Grab the book "Professional SQL Server 2005 Performance Tuning" its pretty great.
You didn't mention your database. If it's not SQL Server, the specifics of how to get the data might be different, but the advice is fundamentally the same.
Look at indexing, for sure, but the first thing to do is to follow Blorgbeard's advice and scan for execution plans using Management Studio (again, if you are running SQL Server).
What I'm guessing you'll see is that for small date ranges, the optimizer picks a reasonable query plan, but that when the date range is large, it picks something completely different, likely involving either table scans or index scans, and possibly joins that lead to very large temporary recordsets. The execution plan analyzer will reveal all of this.
A scan means that the optimizer thinks that grinding over the whole table or the whole index is cheaper for what you are trying to do than seeking specific values.

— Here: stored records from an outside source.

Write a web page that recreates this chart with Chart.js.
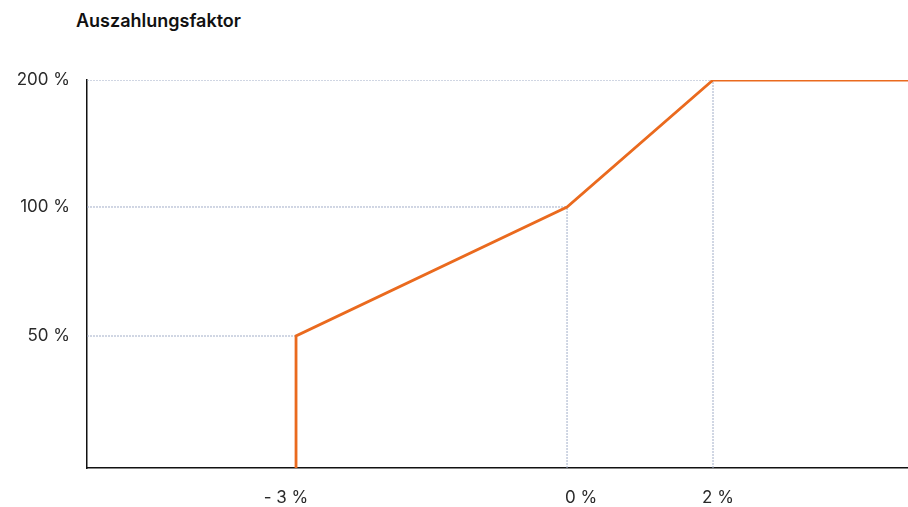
<!DOCTYPE html>
<html>
<head>
<meta charset="utf-8">
<script src="https://cdn.jsdelivr.net/npm/chart.js@4"></script>
<style>
  html, body { margin: 0; padding: 0; background: #fff; }
  #wrap { position: relative; width: 908px; height: 507px; }
  #title { position: absolute; left: 76px; top: 10px; font: 600 18px Inter, sans-serif; color: #111; }
  canvas { position: absolute; left: 0; top: 0; }
</style>
</head>
<body>
<div id="wrap">
  <div id="title">Auszahlungsfaktor</div>
  <canvas id="payoutChart" width="908" height="507"></canvas>
</div>
<script>
// payout curve, x = deviation in %, y = payout factor in %
const curveX = [-3, -3, 0, 2, 4];
const curveY = [0, 50, 100, 200, 200];

// tick labels
const xTickValues = [-3, 0, 2];
const yTickValues = [50, 100, 200];

// the axes are not linear: each axis is stretched between fixed breaks
const xBreaks = [-5, -3, 0, 2, 4];
const xStops = [0, 0.2546, 0.5847, 0.7625, 1];
const yBreaks = [0, 50, 100, 200];
const yStops = [0, 0.3402, 0.6727, 1];
// the x labels in the original sit a bit off their ticks
const xLabelShift = [-10, 14, 5];

function interp(v, from, to) {
  if (v <= from[0]) return to[0];
  for (let i = 1; i < from.length; i++) {
    if (v <= from[i]) {
      const t = (v - from[i - 1]) / (from[i] - from[i - 1]);
      return to[i - 1] + t * (to[i] - to[i - 1]);
    }
  }
  return to[to.length - 1];
}

// linear scale that maps values through the breaks above
class PiecewiseScale extends Chart.LinearScale {
  getPixelForValue(value) {
    const o = this.options;
    return this.getPixelForDecimal(interp(value, o.breaks, o.stops));
  }
  getValueForPixel(pixel) {
    const o = this.options;
    return interp(this.getDecimalForPixel(pixel), o.stops, o.breaks);
  }
  _computeLabelItems(chartArea) {
    const items = super._computeLabelItems(chartArea);
    const shift = this.options.labelShift;
    if (shift) {
      items.forEach((it, i) => {
        const tr = it.options.translation;
        it.options.translation = [tr[0] + (shift[i] || 0), tr[1]];
      });
    }
    return items;
  }
}
PiecewiseScale.id = "piecewise";
PiecewiseScale.defaults = Chart.LinearScale.defaults;
Chart.register(PiecewiseScale);

// dotted guide lines from every corner back to the axes
const guides = [];
for (let i = 0; i < curveX.length; i++) {
  const x = curveX[i], y = curveY[i];
  if (!yTickValues.includes(y) || guides.some(g => g.key === "h" + y)) continue;
  guides.push({ key: "h" + y, data: [{ x: xBreaks[0], y: y }, { x: x, y: y }] });
  if (xTickValues.includes(x) && x !== curveX[0]) {
    guides.push({ key: "v" + x, data: [{ x: x, y: 0 }, { x: x, y: y }] });
  }
}

const guideSets = guides.map(g => ({
  data: g.data,
  borderColor: "#a2aec8",
  borderWidth: 1,
  borderDash: [2, 1],
  pointRadius: 0,
  order: 2
}));

const ctx = document.getElementById("payoutChart").getContext("2d");
new Chart(ctx, {
  type: "line",
  data: {
    datasets: [
      {
        data: curveX.map((x, i) => ({ x: x, y: curveY[i] })),
        borderColor: "#ea6a1e",
        borderWidth: 2.8,
        pointRadius: 0,
        tension: 0,
        order: 1
      },
      ...guideSets
    ]
  },
  options: {
    responsive: false,
    animation: false,
    layout: { padding: { top: 80, right: 0, left: 0, bottom: 0 } },
    plugins: { legend: { display: false }, tooltip: { enabled: false } },
    scales: {
      x: {
        type: "piecewise",
        breaks: xBreaks,
        stops: xStops,
        labelShift: xLabelShift,
        min: xBreaks[0],
        max: xBreaks[xBreaks.length - 1],
        afterBuildTicks: s => { s.ticks = xTickValues.map(v => ({ value: v })); },
        afterFit: s => { s.height = 39; },
        grid: { display: false, drawTicks: false },
        border: { display: true, color: "#111", width: 1.5 },
        ticks: {
          padding: 20,
          color: "#2a2a2a",
          font: { family: "Inter", size: 17 },
          callback: v => (v < 0 ? "- " + Math.abs(v) : v) + " %"
        }
      },
      y: {
        type: "piecewise",
        breaks: yBreaks,
        stops: yStops,
        min: yBreaks[0],
        max: yBreaks[yBreaks.length - 1],
        afterBuildTicks: s => { s.ticks = yTickValues.map(v => ({ value: v })); },
        afterFit: s => { s.width = 87; },
        grid: { display: false, drawTicks: false },
        border: { display: true, color: "#111", width: 1.5 },
        ticks: {
          padding: 17,
          color: "#2a2a2a",
          font: { family: "Inter", size: 17 },
          callback: v => v + " %"
        }
      }
    }
  }
});
</script>
</body>
</html>
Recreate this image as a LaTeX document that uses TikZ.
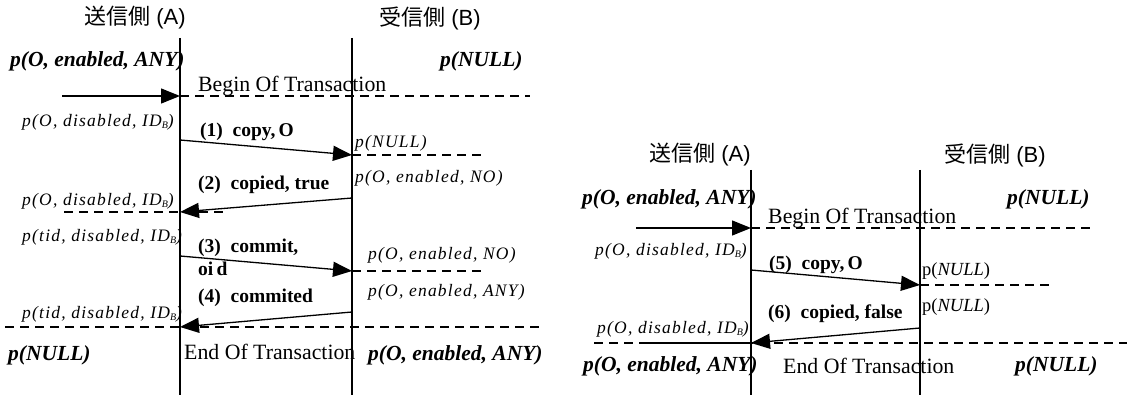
\documentclass[tikz,border=0pt]{standalone}
\usepackage{fontspec}
\setmainfont{Liberation Serif}
\newfontfamily\cjk{Noto Sans CJK JP}
\newfontfamily\lsans{Liberation Sans}
\newfontfamily\spit[LetterSpace=7]{Liberation Serif}
\usetikzlibrary{arrows.meta}
\newcommand{\IDB}{ID\raisebox{-0.15ex}{\fontsize{10}{10}\selectfont B}}
\tikzset{
  lbl/.style={inner sep=0pt, anchor=base west},
  ttl/.style={inner sep=0pt, anchor=center, font=\fontsize{22}{22}\selectfont},
  st/.style={lbl, font=\spit\itshape\fontsize{17.5}{17.5}\selectfont},
  bst/.style={lbl, font=\bfseries\itshape\fontsize{21.5}{21.5}\selectfont},
  msg/.style={lbl, font=\bfseries\fontsize{19.5}{19.5}\selectfont},
  txn/.style={lbl, font=\fontsize{21.8}{21.8}\selectfont},
  life/.style={line width=1.3pt},
  sarrow/.style={line width=1.3pt, -{Triangle[length=19pt,width=15pt]}},
  dline/.style={line width=1.6pt, dash pattern=on 9pt off 6pt},
}
\begin{document}
\begin{tikzpicture}[x=1pt,y=-1pt]
\useasboundingbox (0,0) rectangle (1127,395);
% ================= left diagram =================
\node[ttl] (tA) at (135,18) {\cjk 送信側\lsans{} (A)};
\node[ttl] (tB) at (430,18) {\cjk 受信側\lsans{} (B)};
\coordinate (A0) at (180,38); \coordinate (A1) at (180,395);
\coordinate (B0) at (352,38); \coordinate (B1) at (352,395);
\draw[life] (A0) -- (A1);
\draw[life] (B0) -- (B1);

\node[bst] (s1) at (10,67) {p(O, enabled, ANY)};
\node[bst] (s2) at (440,67) {p(NULL)};

\coordinate (in1) at (62,96); \coordinate (a96) at (180,96); \coordinate (e96) at (530,96);
\draw[sarrow] (in1) -- (a96);
\draw[dline] (a96) -- (e96);
\node[txn] (bot1) at (198,92) {Begin Of Transaction};

\node[st] (s3) at (22,127) {p(O, disabled, \IDB)};

\coordinate (m1s) at (180,140); \coordinate (m1e) at (352,155); \coordinate (d1e) at (485,155);
\draw[sarrow] (m1s) -- (m1e);
\draw[dline] (m1e) -- (d1e);
\node[msg] (l1) at (200,137) {(1)\ \ copy,\,O};
\node[st] (s4) at (355,148) {p(NULL)};
\node[st] (s5) at (355,183) {p(O, enabled, NO)};

\coordinate (m2s) at (352,198); \coordinate (m2e) at (180,212);
\coordinate (d2s) at (64,212); \coordinate (d2e) at (225,212);
\draw[dline] (d2s) -- (d2e);
\draw[sarrow] (m2s) -- (m2e);
\node[msg] (l2) at (198,190) {(2)\ \ copied, true};
\node[st] (s6) at (22,206) {p(O, disabled, \IDB)};
\node[st] (s7) at (22,242) {p(tid, disabled, \IDB)};

\coordinate (m3s) at (180,256); \coordinate (m3e) at (352,271); \coordinate (d3e) at (485,271);
\draw[sarrow] (m3s) -- (m3e);
\draw[dline] (m3e) -- (d3e);
\node[msg] (l3) at (198,253) {(3)\ \ commit,};
\node[msg] (l3b) at (198,276) {oi\,d};
\node[st] (s8) at (368,260) {p(O, enabled, NO)};
\node[st] (s9) at (368,297) {p(O, enabled, ANY)};

\coordinate (m4s) at (352,312); \coordinate (m4e) at (180,327);
\coordinate (d4s) at (5,327); \coordinate (d4e) at (540,327);
\draw[dline] (d4s) -- (d4e);
\draw[sarrow] (m4s) -- (m4e);
\node[msg] (l4) at (198,303) {(4)\ \ commited};
\node[st] (s10) at (22,319) {p(tid, disabled, \IDB)};

\node[bst] (s11) at (8,360) {p(NULL)};
\node[txn] (eot1) at (184,359) {End Of Transaction};
\node[bst] (s12) at (368,360) {p(O, enabled, ANY)};

% ================= right diagram =================
\node[ttl] (tA2) at (700,155) {\cjk 送信側\lsans{} (A)};
\node[ttl] (tB2) at (995,155) {\cjk 受信側\lsans{} (B)};
\coordinate (RA0) at (751,170); \coordinate (RA1) at (751,395);
\coordinate (RB0) at (920,170); \coordinate (RB1) at (920,395);
\draw[life] (RA0) -- (RA1);
\draw[life] (RB0) -- (RB1);

\node[bst] (r1) at (582,205) {p(O, enabled, ANY)};
\node[bst] (r2) at (1007,205) {p(NULL)};

\coordinate (rin) at (636,228); \coordinate (ra228) at (751,228); \coordinate (re228) at (1093,228);
\draw[sarrow] (rin) -- (ra228);
\draw[dline] (ra228) -- (re228);
\node[txn] (bot2) at (768,224) {Begin Of Transaction};
\node[st] (r3) at (595,256) {p(O, disabled, \IDB)};

\coordinate (m5s) at (751,270); \coordinate (m5e) at (920,285); \coordinate (d5e) at (1050,285);
\draw[sarrow] (m5s) -- (m5e);
\draw[dline] (m5e) -- (d5e);
\node[msg] (l5) at (769,270) {(5)\ \ copy,\,O};
\node[lbl, font=\fontsize{18.5}{18.5}\selectfont] (r4) at (922,276) {p(\textit{NULL})};
\node[lbl, font=\fontsize{18.5}{18.5}\selectfont] (r5) at (922,312) {p(\textit{NULL})};

\coordinate (m6s) at (920,328); \coordinate (m6e) at (751,343);
\coordinate (d6s) at (594,343); \coordinate (d6e) at (1127,343); \coordinate (sl6) at (640,343);
\draw[dline] (d6s) -- (d6e);
\draw[line width=1.3pt] (sl6) -- (m6e);
\draw[sarrow] (m6s) -- (m6e);
\node[msg] (l6) at (768,319) {(6)\ \ copied, false};
\node[st] (r6) at (597,334) {p(O, disabled, \IDB)};

\node[bst] (r7) at (583,371) {p(O, enabled, ANY)};
\node[txn] (eot2) at (783,373) {End Of Transaction};
\node[bst] (r8) at (1015,371) {p(NULL)};
\end{tikzpicture}
\end{document}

What you eventually want to do is get indexes and the syntax of your query set up such that you keep index seeks in the query plan for your query regardless of the date range, or, failing that, that the scans you require are filtered as well as you can manage to minimize temporary recordset size and thereby avoid excessive reads and I/O.
SELECT
a.id, a.date, a.time, a.signal, a.noise,a.site, b.active, a.table_key_id,
b.signal_strength, b.base_id, b.firmware
FROM
( SELECT * FROM adminuser.station
WHERE site = 1234 AND date >= '2009-03-20') AS a
JOIN
adminuser.base AS b
ON
a.id = b.base_id
Kind of rewrote the query, so as to first filter the desired rows then perform a join rather than perform a join then filter the result.
Rather than pulling * from the sub-query you can just select the columns you want, which might be little helpful.
May be this will of little help, in speeding things.
While this is valid in MySql, I am not sure of the sysbase syntax though.